The request
With the images removed, repeat the data below exactly.

Source data
· · ·
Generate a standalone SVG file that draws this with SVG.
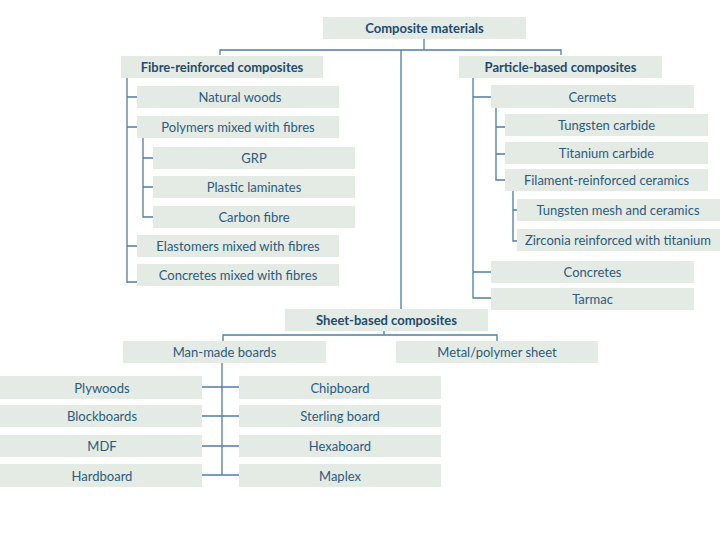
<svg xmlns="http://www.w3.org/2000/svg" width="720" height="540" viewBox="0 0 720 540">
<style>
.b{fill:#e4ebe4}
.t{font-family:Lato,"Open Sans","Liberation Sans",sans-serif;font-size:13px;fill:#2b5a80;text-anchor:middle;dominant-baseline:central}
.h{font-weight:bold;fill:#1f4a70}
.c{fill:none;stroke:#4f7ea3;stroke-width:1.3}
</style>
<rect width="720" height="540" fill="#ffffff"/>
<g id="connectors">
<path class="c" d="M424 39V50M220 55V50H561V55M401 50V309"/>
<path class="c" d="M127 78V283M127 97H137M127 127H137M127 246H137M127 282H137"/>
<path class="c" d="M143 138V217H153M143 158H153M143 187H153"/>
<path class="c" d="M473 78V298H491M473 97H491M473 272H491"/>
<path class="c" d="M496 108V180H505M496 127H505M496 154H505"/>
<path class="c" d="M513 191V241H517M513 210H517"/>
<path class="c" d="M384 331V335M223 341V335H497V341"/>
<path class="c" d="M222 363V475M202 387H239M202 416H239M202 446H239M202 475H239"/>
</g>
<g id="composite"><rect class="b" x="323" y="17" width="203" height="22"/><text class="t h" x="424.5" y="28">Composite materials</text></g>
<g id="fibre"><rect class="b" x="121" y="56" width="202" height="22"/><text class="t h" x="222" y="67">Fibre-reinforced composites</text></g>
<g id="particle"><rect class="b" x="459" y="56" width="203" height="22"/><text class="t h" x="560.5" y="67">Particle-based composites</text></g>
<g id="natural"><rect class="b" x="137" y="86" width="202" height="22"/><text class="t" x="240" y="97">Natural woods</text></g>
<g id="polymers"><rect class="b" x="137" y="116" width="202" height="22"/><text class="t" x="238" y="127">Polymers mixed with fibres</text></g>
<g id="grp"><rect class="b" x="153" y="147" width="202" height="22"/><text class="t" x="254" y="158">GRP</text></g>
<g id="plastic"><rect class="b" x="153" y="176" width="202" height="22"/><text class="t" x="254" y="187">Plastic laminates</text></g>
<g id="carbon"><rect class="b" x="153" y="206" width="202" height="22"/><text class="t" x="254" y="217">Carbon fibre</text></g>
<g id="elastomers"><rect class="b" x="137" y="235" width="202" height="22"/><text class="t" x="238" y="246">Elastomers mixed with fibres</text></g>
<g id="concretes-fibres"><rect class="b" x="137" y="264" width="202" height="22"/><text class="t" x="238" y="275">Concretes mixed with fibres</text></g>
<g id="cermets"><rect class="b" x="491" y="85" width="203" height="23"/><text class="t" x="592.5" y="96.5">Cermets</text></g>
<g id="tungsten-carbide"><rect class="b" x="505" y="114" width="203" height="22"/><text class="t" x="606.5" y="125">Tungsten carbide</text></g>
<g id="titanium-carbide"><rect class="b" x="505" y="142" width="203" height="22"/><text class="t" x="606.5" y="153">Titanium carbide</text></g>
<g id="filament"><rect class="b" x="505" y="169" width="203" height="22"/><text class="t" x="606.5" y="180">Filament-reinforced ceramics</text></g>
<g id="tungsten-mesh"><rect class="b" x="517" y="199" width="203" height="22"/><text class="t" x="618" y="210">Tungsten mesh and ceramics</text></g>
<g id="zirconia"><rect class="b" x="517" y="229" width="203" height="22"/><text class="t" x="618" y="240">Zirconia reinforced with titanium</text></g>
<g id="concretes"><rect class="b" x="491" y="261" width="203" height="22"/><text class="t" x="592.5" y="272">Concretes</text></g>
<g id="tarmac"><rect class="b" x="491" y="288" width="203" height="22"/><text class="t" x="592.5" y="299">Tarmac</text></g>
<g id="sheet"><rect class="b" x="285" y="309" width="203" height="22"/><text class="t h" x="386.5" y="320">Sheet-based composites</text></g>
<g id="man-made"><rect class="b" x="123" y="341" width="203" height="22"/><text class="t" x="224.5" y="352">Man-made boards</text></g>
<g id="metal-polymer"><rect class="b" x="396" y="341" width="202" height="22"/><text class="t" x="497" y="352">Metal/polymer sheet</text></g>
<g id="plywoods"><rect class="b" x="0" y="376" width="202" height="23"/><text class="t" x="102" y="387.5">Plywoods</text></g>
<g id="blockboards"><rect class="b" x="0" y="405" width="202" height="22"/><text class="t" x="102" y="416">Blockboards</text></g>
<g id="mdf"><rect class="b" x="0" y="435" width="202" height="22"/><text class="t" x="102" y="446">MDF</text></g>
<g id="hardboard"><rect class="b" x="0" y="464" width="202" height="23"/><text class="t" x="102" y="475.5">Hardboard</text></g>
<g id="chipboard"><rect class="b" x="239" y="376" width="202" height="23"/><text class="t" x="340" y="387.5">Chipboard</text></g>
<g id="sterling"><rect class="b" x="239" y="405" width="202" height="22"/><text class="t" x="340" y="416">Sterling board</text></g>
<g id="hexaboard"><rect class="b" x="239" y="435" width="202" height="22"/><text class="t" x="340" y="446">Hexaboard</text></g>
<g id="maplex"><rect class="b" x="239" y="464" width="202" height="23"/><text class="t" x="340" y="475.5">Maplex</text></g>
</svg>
· · ·
The response
Generate a standalone SVG file that draws this with SVG.
<svg xmlns="http://www.w3.org/2000/svg" width="720" height="540" viewBox="0 0 720 540">
<style>
.b{fill:#e4ebe4}
.t{font-family:Lato,"Open Sans","Liberation Sans",sans-serif;font-size:13px;fill:#2b5a80;text-anchor:middle;dominant-baseline:central}
.h{font-weight:bold;fill:#1f4a70}
.c{fill:none;stroke:#4f7ea3;stroke-width:1.3}
</style>
<rect width="720" height="540" fill="#ffffff"/>
<g id="connectors">
<path class="c" d="M424 39V50M220 55V50H561V55M401 50V309"/>
<path class="c" d="M127 78V283M127 97H137M127 127H137M127 246H137M127 282H137"/>
<path class="c" d="M143 138V217H153M143 158H153M143 187H153"/>
<path class="c" d="M473 78V298H491M473 97H491M473 272H491"/>
<path class="c" d="M496 108V180H505M496 127H505M496 154H505"/>
<path class="c" d="M513 191V241H517M513 210H517"/>
<path class="c" d="M384 331V335M223 341V335H497V341"/>
<path class="c" d="M222 363V475M202 387H239M202 416H239M202 446H239M202 475H239"/>
</g>
<g id="composite"><rect class="b" x="323" y="17" width="203" height="22"/><text class="t h" x="424.5" y="28">Composite materials</text></g>
<g id="fibre"><rect class="b" x="121" y="56" width="202" height="22"/><text class="t h" x="222" y="67">Fibre-reinforced composites</text></g>
<g id="particle"><rect class="b" x="459" y="56" width="203" height="22"/><text class="t h" x="560.5" y="67">Particle-based composites</text></g>
<g id="natural"><rect class="b" x="137" y="86" width="202" height="22"/><text class="t" x="240" y="97">Natural woods</text></g>
<g id="polymers"><rect class="b" x="137" y="116" width="202" height="22"/><text class="t" x="238" y="127">Polymers mixed with fibres</text></g>
<g id="grp"><rect class="b" x="153" y="147" width="202" height="22"/><text class="t" x="254" y="158">GRP</text></g>
<g id="plastic"><rect class="b" x="153" y="176" width="202" height="22"/><text class="t" x="254" y="187">Plastic laminates</text></g>
<g id="carbon"><rect class="b" x="153" y="206" width="202" height="22"/><text class="t" x="254" y="217">Carbon fibre</text></g>
<g id="elastomers"><rect class="b" x="137" y="235" width="202" height="22"/><text class="t" x="238" y="246">Elastomers mixed with fibres</text></g>
<g id="concretes-fibres"><rect class="b" x="137" y="264" width="202" height="22"/><text class="t" x="238" y="275">Concretes mixed with fibres</text></g>
<g id="cermets"><rect class="b" x="491" y="85" width="203" height="23"/><text class="t" x="592.5" y="96.5">Cermets</text></g>
<g id="tungsten-carbide"><rect class="b" x="505" y="114" width="203" height="22"/><text class="t" x="606.5" y="125">Tungsten carbide</text></g>
<g id="titanium-carbide"><rect class="b" x="505" y="142" width="203" height="22"/><text class="t" x="606.5" y="153">Titanium carbide</text></g>
<g id="filament"><rect class="b" x="505" y="169" width="203" height="22"/><text class="t" x="606.5" y="180">Filament-reinforced ceramics</text></g>
<g id="tungsten-mesh"><rect class="b" x="517" y="199" width="203" height="22"/><text class="t" x="618" y="210">Tungsten mesh and ceramics</text></g>
<g id="zirconia"><rect class="b" x="517" y="229" width="203" height="22"/><text class="t" x="618" y="240">Zirconia reinforced with titanium</text></g>
<g id="concretes"><rect class="b" x="491" y="261" width="203" height="22"/><text class="t" x="592.5" y="272">Concretes</text></g>
<g id="tarmac"><rect class="b" x="491" y="288" width="203" height="22"/><text class="t" x="592.5" y="299">Tarmac</text></g>
<g id="sheet"><rect class="b" x="285" y="309" width="203" height="22"/><text class="t h" x="386.5" y="320">Sheet-based composites</text></g>
<g id="man-made"><rect class="b" x="123" y="341" width="203" height="22"/><text class="t" x="224.5" y="352">Man-made boards</text></g>
<g id="metal-polymer"><rect class="b" x="396" y="341" width="202" height="22"/><text class="t" x="497" y="352">Metal/polymer sheet</text></g>
<g id="plywoods"><rect class="b" x="0" y="376" width="202" height="23"/><text class="t" x="102" y="387.5">Plywoods</text></g>
<g id="blockboards"><rect class="b" x="0" y="405" width="202" height="22"/><text class="t" x="102" y="416">Blockboards</text></g>
<g id="mdf"><rect class="b" x="0" y="435" width="202" height="22"/><text class="t" x="102" y="446">MDF</text></g>
<g id="hardboard"><rect class="b" x="0" y="464" width="202" height="23"/><text class="t" x="102" y="475.5">Hardboard</text></g>
<g id="chipboard"><rect class="b" x="239" y="376" width="202" height="23"/><text class="t" x="340" y="387.5">Chipboard</text></g>
<g id="sterling"><rect class="b" x="239" y="405" width="202" height="22"/><text class="t" x="340" y="416">Sterling board</text></g>
<g id="hexaboard"><rect class="b" x="239" y="435" width="202" height="22"/><text class="t" x="340" y="446">Hexaboard</text></g>
<g id="maplex"><rect class="b" x="239" y="464" width="202" height="23"/><text class="t" x="340" y="475.5">Maplex</text></g>
</svg>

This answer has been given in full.